A widely discussed and highly relevant question in political philosophy is the question of equality
A widely discussed and highly relevant question in political philosophy is the question of equality, when it comes to one’s political, social and economic standing within society. In principle, the concept can be defined as the state of having the same regard, socially, on a variety of different possible areas in society, and eventually translates into various theories proposed by different political philosophers throughout history, in which different levels of importance are placed on the equalisation of all members of said society, and the extent of the effort applied to achieve this. To contrast the two most extreme perspectives, there exists one idea that, politically, a great amount of effort should be placed upon providing absolute equality among all members of society, and another, stating that inequality benefits society more than any such effort, the proposition thus being to eliminate any additional attempts of equalisation of the people. For each degree of agreement or dissent between both extremes are other standpoints, which the aforementioned theories describe, and which will be discussed in the following essay.
As a forewarning, I believe it is important to note that, ultimately, there is no way to have a unanimous universal consensus on the “correct” answer to this philosophical issue, due to the individual opinions of every member of society in a global context. In fact, my own personal position on the matter is undoubtedly biased in accordance to my own political views as well.
Without further ado, let us begin by explaining the political context of the issue at hand more closely. The entire reason the question of equality is so often highlighted when speaking of politics is due to the way a system of societal functionality and justice is perceived in the majority of theories related thereto. Since the antiquity, it has often been theorised that justice and fairness in society are both directly proportional to the political equality that members of society possess, in the sense of the effect of their development in their future participation therein. In this context, fairness generally refers to equal treatment and standing in society, possessing equal opportunities, as well as the arrangement of social and economic inequalities to benefit all members of society, as described in John Rawls’ A Theory of Justice. As for the purpose of all this, the general accepted explanation is that it is the only way for a society to develop efficiently and in harmony among all members of it, being the natural path people as an entity would fall into given the choice (known as the “social contract”, which, in a hypothetical context, is made at the start of a given civilisation). Whether or not this is truly the case will not be discussed, so let us assume the validity of the claim, and proceed with the specifics of the requirements for it.

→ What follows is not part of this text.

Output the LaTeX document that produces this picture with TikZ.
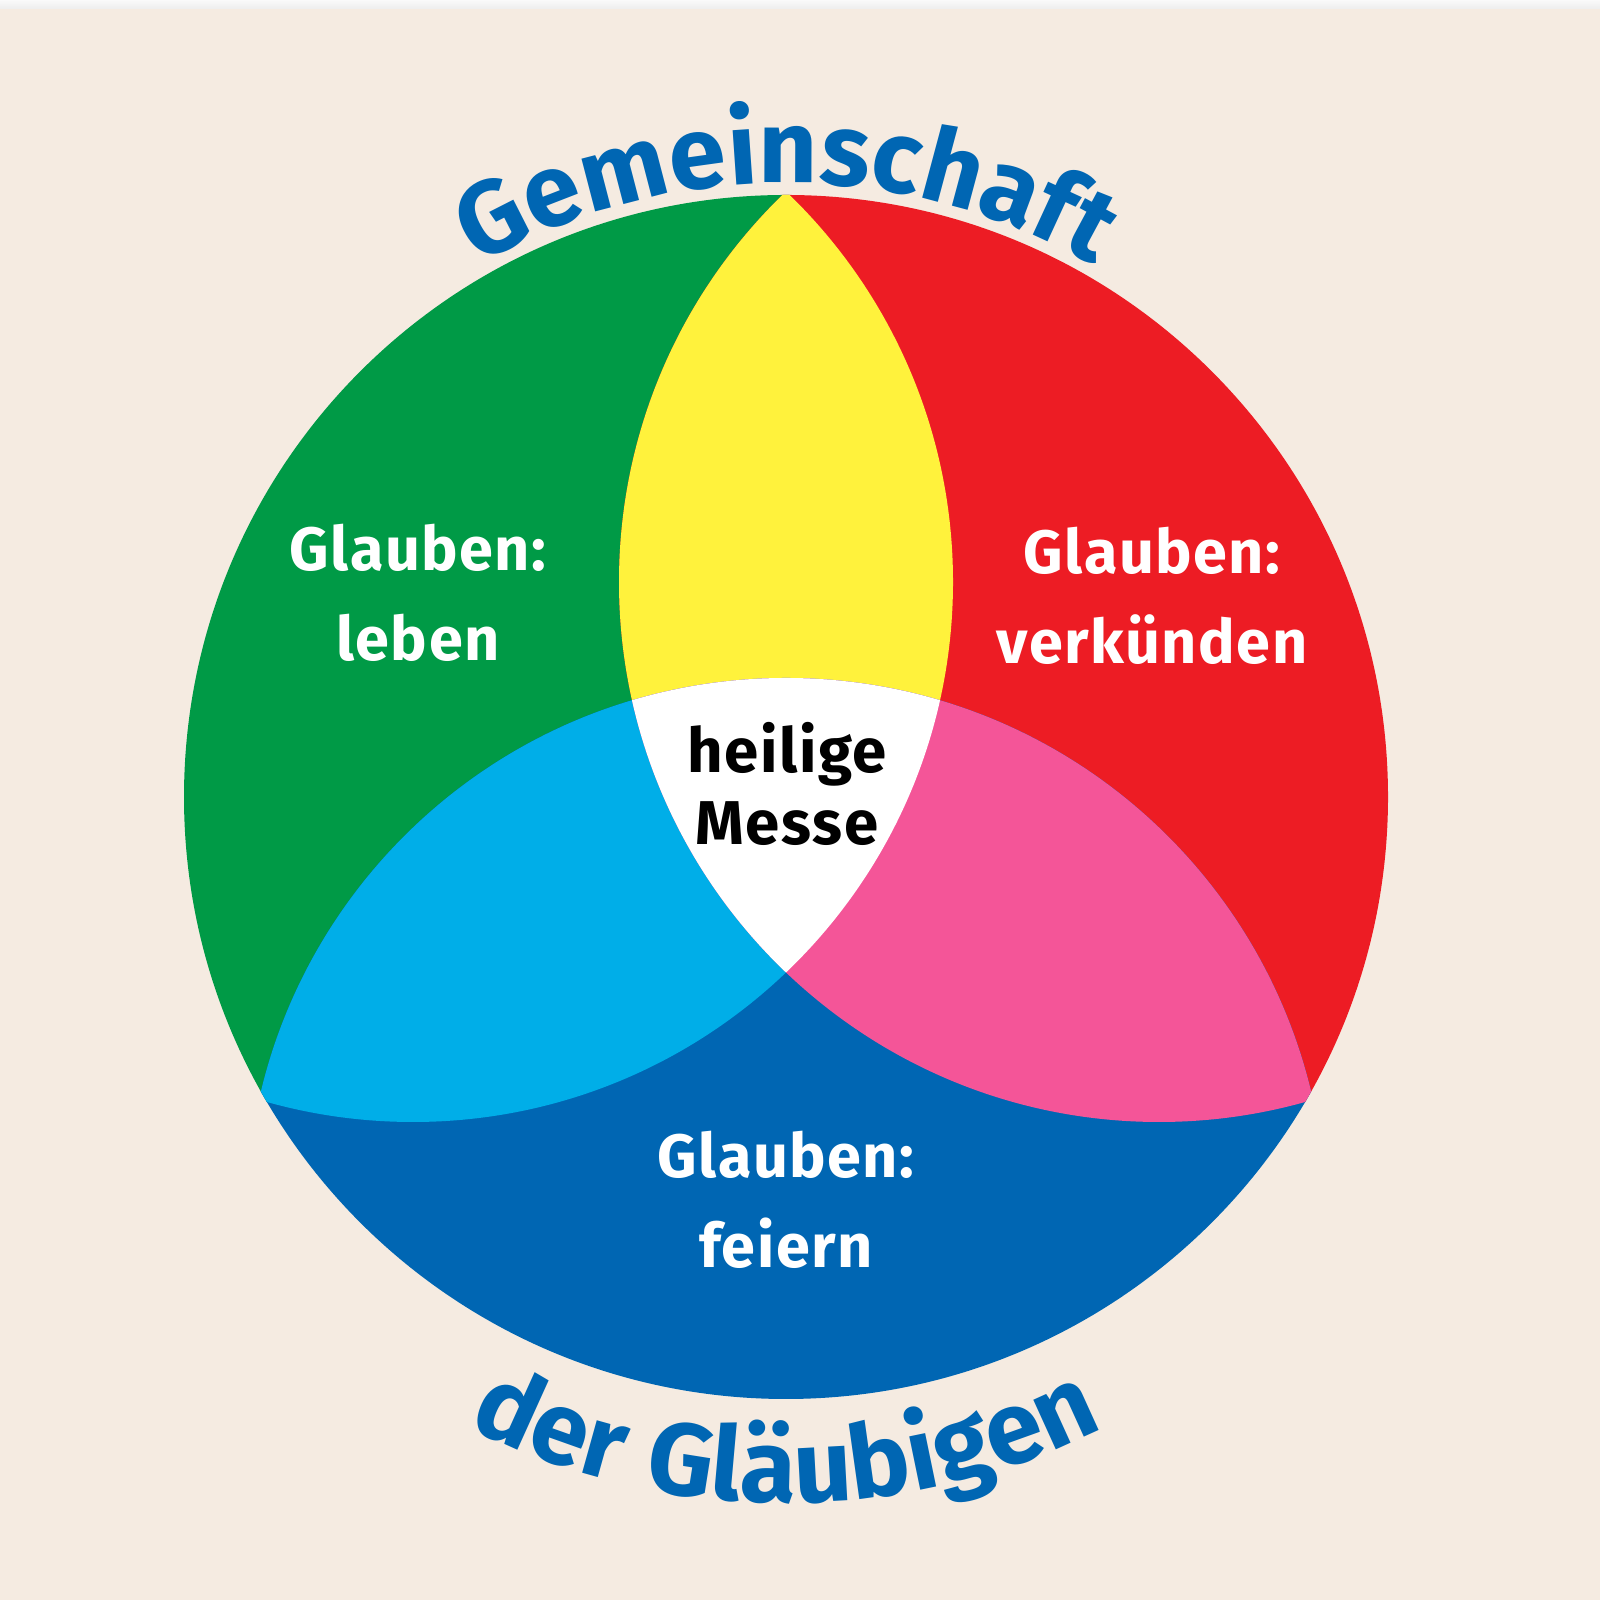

For a fair society thus, equal opportunities must exist for all members of it, as mentioned previously. It is then logical to analyse just what these varying degrees of equalisation could be considered to be and, while many different forms to interpret this concept exist (due in part to the extent of equal opportunities in Rawls’ original concept being rather vague, considering a real and non-utopian context), it can be resumed into approximately seven main steps, as follows. For the first of these, as an extreme economic-right-wing position, one would set the level of “equal opportunity” in that one is born into a country and thus has the same rights as every other person living in that country, with the rest being up to themselves to resolve. For the second, there would be an openness and transparency within businesses, and advertisement that would inform members of society about existing options, allowing people to have the same starting point in careers for instance. The third brings upon the issue of reducing existing prejudices in the selection of people for work positions (based on the idea that people inherently have preconceived notions about what sort of people are favoured and what sorts are not), to allow fair treatment in that area.